15. Of late it has been seen that in Delhi Police if an official is involved either in a criminal case or in any misconduct when reported by the media, only exercise undertaken from the side of authorities is to justify by dismissing the official under Article 311(2)(b) of the Constitution of India not with a view that the enquiry is not reasonably practicable but to save their own dignity and to uphold the reputation of Delhi Police. If such a latent reason is behind in justifying their action, we are sorry to state that such a finding and reasoning would not stand scrutiny of law, held in the case of Tulsi Ram Patel (supra). Nobody can take the Constitution for granted by misusing it without any justification or reasonable conclusion arrived at.

16. In such view of the matter, when the matter has reached the appellate authority, the authority has not only reiterated the disciplinary authority's order but failed to apply its own mind as to holding of an enquiry as per the dicta laid down in Tulsi Ram Patel's case.
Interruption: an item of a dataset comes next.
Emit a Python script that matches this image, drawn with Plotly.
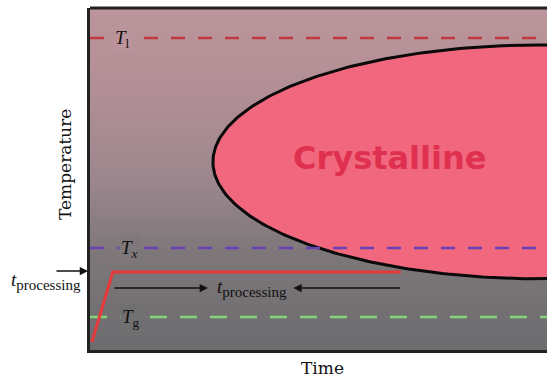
import plotly.graph_objects as go
import numpy as np

# ---- data (abstract units: x 0..10 time, y 0..10 temperature) ----
x_range = [0, 10]
y_range = [0, 10]

T_l = 9.12
T_x = 2.98
T_g = 0.965

proc_x = [0.04, 0.50, 6.80]
proc_y = [0.23, 2.28, 2.28]

ell_cx, ell_cy = 9.85, 5.50
ell_rx, ell_ry = 7.16, 3.42

arrow_y = 1.81
arrow_left = [0.50, 2.58]   # tail, head
arrow_right = [6.82, 4.45]  # tail, head

bg_levels = [0, 2.9, 5.0, 7.5, 10]
bg_colors = ["#6c6c6e", "#7e777a", "#9c878d", "#b18e95", "#bc959c"]

t = np.linspace(0, 2 * np.pi, 400)
ell_x = ell_cx + ell_rx * np.cos(t)
ell_y = ell_cy + ell_ry * np.sin(t)

L, T, W, H = 90, 8, 457, 342  # plot area in pixels


def px(xp):
    return (xp - L) / W


def py(yp):
    return (T + H - yp) / H


fig = go.Figure()

# background gradient
fig.add_trace(go.Heatmap(
    x=x_range, y=bg_levels, z=[[v, v] for v in bg_levels],
    colorscale=[[v / 10, c] for v, c in zip(bg_levels, bg_colors)],
    zmin=0, zmax=10, zsmooth="best", showscale=False, hoverinfo="skip"))

# crystalline region
fig.add_trace(go.Scatter(x=ell_x, y=ell_y, mode="lines", fill="toself",
                         fillcolor="#f0677e", line=dict(color="#0a0a0a", width=3),
                         hoverinfo="skip", showlegend=False))

serif = "Liberation Serif, DejaVu Serif, serif"
wide_serif = "DejaVu Serif, serif"

for yv, col, dash in [(T_l, "#c0393f", "14px,13px"), (T_x, "#6a40b8", "14px,13px"),
                      (T_g, "#84d27a", "17px,13px")]:
    fig.add_trace(go.Scatter(x=x_range, y=[yv, yv], mode="lines",
                             line=dict(color=col, width=2.5, dash=dash),
                             hoverinfo="skip", showlegend=False))

fig.add_trace(go.Scatter(x=proc_x, y=proc_y, mode="lines",
                         line=dict(color="#e8393a", width=3),
                         hoverinfo="skip", showlegend=False))

tproc = '<i>t</i><sub><span style="font-size:15px">processing</span></sub>'

ann = []
for label, yv, xv, bg in [("<i>T</i><sub>l</sub>", T_l, 0.72, "#bb949b"),
                          ("<i>T</i><sub><i>x</i></sub>", T_x, 0.86, "#7f787b"),
                          ("<i>T</i><sub>g</sub>", T_g, 0.90, "#707071")]:
    ann.append(dict(x=xv, y=yv, xref="x", yref="y", text=label, showarrow=False,
                    font=dict(family=serif, size=19, color="#111"), bgcolor=bg,
                    borderpad=1, yshift=-1))

ann.append(dict(x=6.55, y=5.6, xref="x", yref="y", text="<b>Crystalline</b>",
                showarrow=False, font=dict(family="DejaVu Sans, sans-serif", size=32,
                                           color="#e0304f")))

# in-plot arrows
for tail, head in [arrow_left, arrow_right]:
    ann.append(dict(x=head, y=arrow_y, ax=tail, ay=arrow_y, xref="x", yref="y",
                    axref="x", ayref="y", text="", showarrow=True, arrowhead=2,
                    arrowsize=1.1, arrowwidth=1.5, arrowcolor="#111"))
ann.append(dict(x=3.55, y=arrow_y, xref="x", yref="y", text=tproc, showarrow=False,
                font=dict(family=serif, size=19, color="#111")))

# left label with arrow
ann.append(dict(x=px(88), y=py(271), xref="paper", yref="paper", ax=-33, ay=0,
                text="", showarrow=True, arrowhead=2, arrowsize=1.1, arrowwidth=1.5,
                arrowcolor="#111"))
ann.append(dict(x=px(46), y=py(281), xref="paper", yref="paper", text=tproc,
                showarrow=False, yanchor="middle", xanchor="center",
                font=dict(family=serif, size=19, color="#111")))

# axis titles
ann.append(dict(x=px(65), y=py(165), xref="paper", yref="paper",
                text="Temperature", textangle=-90, showarrow=False,
                xanchor="center", yanchor="middle",
                font=dict(family=wide_serif, size=17, color="#111")))
ann.append(dict(x=px(322), y=py(368), xref="paper", yref="paper",
                text="Time", showarrow=False, xanchor="center", yanchor="middle",
                font=dict(family=wide_serif, size=17, color="#111")))

fig.update_layout(
    width=547, height=378,
    margin=dict(l=L, r=0, t=T, b=378 - T - H),
    paper_bgcolor="white", plot_bgcolor="white",
    showlegend=False, annotations=ann,
    xaxis=dict(range=x_range, showgrid=False, zeroline=False, showticklabels=False,
               ticks="", showline=True, linecolor="#222", linewidth=3),
    yaxis=dict(range=y_range, showgrid=False, zeroline=False, showticklabels=False,
               ticks="", showline=True, linecolor="#222", linewidth=3),
    shapes=[dict(type="line", xref="paper", yref="paper", x0=0, x1=1, y0=1, y1=1,
                 line=dict(color="#222", width=3))],
)

fig.write_html("out.html", config={"displayModeBar": False},
               post_script="document.body.style.margin='0';")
Even at that stage, orders passed clearly show non-application of mind.

17. In the result, for the forgoing reasons, we do not find that the orders passed by the respondents are legally sustainable. Accordingly, OA is allowed. Impugned orders are set aside. The applicant be reinstated within a period of two months from the date of receipt of a copy of this order, and would be entitled to all consequential benefits. No costs.